The Chevrolet Volt plug-in hybrid had a larger carbon footprint than the Prius throughout the continental U.S., but the Volt had a cleaner cradle-to-grave than the Mazda 3 in many urban counties.

The researchers conclude, “Regional grid mix, temperature, driving conditions, and vehicle model all have substantial implications for identifying which technology has the lower carbon footprint, whereas regional patterns of VMT [vehicle miles traveled] have a much smaller effect. Given the variation in relative GHG implications, it is unlikely that blunt policy instruments that favor specific technology categories can ensure emission reductions universally.”

As Yogi Berra observed, “It ain’t over till it’s over.” And science is never over. ds

© Dennis Simanaitis, SimanaitisSays.com, 2016

One comment on “HOW DO BEV LIFE CYCLES RATE?

  1. Mike B
    June 4, 2016

    Don’t know whether it was design or serendipity, but the Prius (non-plug-in) seems to occupy the sweet spot for all-around energy efficiency.

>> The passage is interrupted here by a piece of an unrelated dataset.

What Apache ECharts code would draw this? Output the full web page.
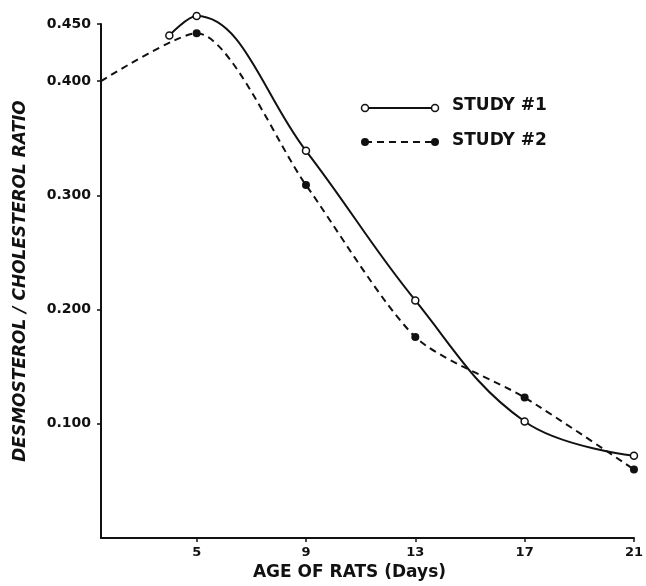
<!DOCTYPE html>
<html>
<head>
<meta charset="utf-8">
<title>Desmosterol / cholesterol ratio</title>
<script src="https://cdn.jsdelivr.net/npm/echarts@6/dist/echarts.min.js"></script>
<style>
  html, body { margin: 0; padding: 0; background: #fff; }
  #chart { width: 646px; height: 586px; }
</style>
</head>
<body>
<div id="chart"></div>
<script>
// values
var studyOneDays = [4, 5, 9, 13, 17, 21];
var studyOneRatio = [0.440, 0.457, 0.339, 0.208, 0.102, 0.072];
var studyTwoDays = [1.5, 5, 9, 13, 17, 21];
var studyTwoRatio = [0.400, 0.442, 0.309, 0.176, 0.123, 0.060];

var dayTicks = [5, 9, 13, 17, 21];
var ratioTicks = [0.1, 0.2, 0.3, 0.4, 0.45];

function pairs(xs, ys) {
  var out = [];
  for (var i = 0; i < xs.length; i++) {
    out.push([xs[i], ys[i]]);
  }
  return out;
}

var ink = '#111';
var font = 'DejaVu Sans';

var chart = echarts.init(document.getElementById('chart'), null, { renderer: 'canvas' });

var option = {
  backgroundColor: '#fff',
  animation: false,
  grid: { left: 101, right: 5, top: 24, bottom: 43, containLabel: false },
  xAxis: {
    type: 'value',
    min: 1.5,
    max: 21,
    name: 'AGE OF RATS (Days)',
    nameLocation: 'middle',
    nameGap: 26,
    nameTextStyle: { fontFamily: font, fontSize: 17, fontWeight: 'bold', color: ink, padding: [0, 36, 0, 0] },
    splitLine: { show: false },
    axisLine: { show: true, onZero: false, lineStyle: { color: ink, width: 2 } },
    axisTick: { show: true, inside: false, length: 4, customValues: dayTicks, lineStyle: { color: ink, width: 1.5 } },
    axisLabel: { customValues: dayTicks, margin: 8, fontFamily: font, fontSize: 13, fontWeight: 'bold', color: ink }
  },
  yAxis: {
    type: 'value',
    min: 0,
    max: 0.45,
    name: 'DESMOSTEROL / CHOLESTEROL RATIO',
    nameLocation: 'middle',
    nameGap: 72,
    nameTextStyle: { fontFamily: font, fontSize: 17, fontStyle: 'italic', fontWeight: 'bold', color: ink },
    splitLine: { show: false },
    axisLine: { show: true, onZero: false, lineStyle: { color: ink, width: 2 } },
    axisTick: { show: true, inside: false, length: 4, customValues: ratioTicks, lineStyle: { color: ink, width: 1.5 } },
    axisLabel: {
      customValues: ratioTicks,
      margin: 10,
      fontFamily: font,
      fontSize: 14,
      fontWeight: 'bold',
      color: ink,
      formatter: function (v) { return v.toFixed(3); }
    }
  },
  series: [
    {
      name: 'STUDY #1',
      type: 'line',
      data: pairs(studyOneDays, studyOneRatio),
      smooth: 0.4,
      clip: false,
      symbol: 'circle',
      symbolSize: 7,
      lineStyle: { color: ink, width: 2 },
      itemStyle: { color: '#fff', borderColor: ink, borderWidth: 1.5 },
      z: 3
    },
    {
      name: 'STUDY #2',
      type: 'line',
      data: pairs(studyTwoDays, studyTwoRatio),
      smooth: 0.25,
      clip: false,
      symbol: 'circle',
      symbolSize: function (val) { return val[0] === studyTwoDays[0] ? 0 : 8; },
      lineStyle: { color: ink, width: 2, type: [7, 5] },
      itemStyle: { color: ink, borderColor: ink, borderWidth: 0 },
      z: 2
    }
  ],
  // hand-drawn style legend: circle---circle + label
  graphic: [
    { type: 'line', shape: { x1: 365, y1: 108, x2: 435, y2: 108 }, style: { stroke: ink, lineWidth: 2 } },
    { type: 'circle', shape: { cx: 365, cy: 108, r: 3.5 }, style: { fill: '#fff', stroke: ink, lineWidth: 1.5 } },
    { type: 'circle', shape: { cx: 435, cy: 108, r: 3.5 }, style: { fill: '#fff', stroke: ink, lineWidth: 1.5 } },
    { type: 'text', x: 452, y: 106, style: { text: 'STUDY #1', fill: ink, font: 'bold 17px "DejaVu Sans"', verticalAlign: 'middle' } },
    { type: 'line', shape: { x1: 365, y1: 142, x2: 435, y2: 142 }, style: { stroke: ink, lineWidth: 2, lineDash: [7, 5] } },
    { type: 'circle', shape: { cx: 365, cy: 142, r: 4 }, style: { fill: ink } },
    { type: 'circle', shape: { cx: 435, cy: 142, r: 4 }, style: { fill: ink } },
    { type: 'text', x: 452, y: 141, style: { text: 'STUDY #2', fill: ink, font: 'bold 17px "DejaVu Sans"', verticalAlign: 'middle' } }
  ]
};

chart.setOption(option);
</script>
</body>
</html>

Getting better gas mileage on fossil fuels seems to require a car that makes significant compromises as a car (which the Prius mostly doesn’t as long as you can accept ordinary values for normal performance items like accel, brakes, and handling). Yes, you could get 60+ mpg from a gen 1 Honda Insight, but for average US adults these days you would exceed the GVW with two passengers and no luggage. Then there are articles like these that illustrate the tradeoffs with electrics, showing the Prius again holding the sweet spot for average use.

    I wonder if there could be a (rental?) market for standardized range-extender trailers as was done with a few experimental electrics some years ago? That might allow better performance as local-use electrics (maybe up to 100-150 miles on battery to cover commutes) and no range anxiety for occasional longer trips. Conventional PHEVs, especially the Volt, bug be because when operating in electric mode they’re hauling around the engine, and when operating as hybrids they have a much bigger (and heavier) battery than necessary cutting fuel efficiency. The trailer scheme, if connections are standardized, would let you only use the engine when you need it.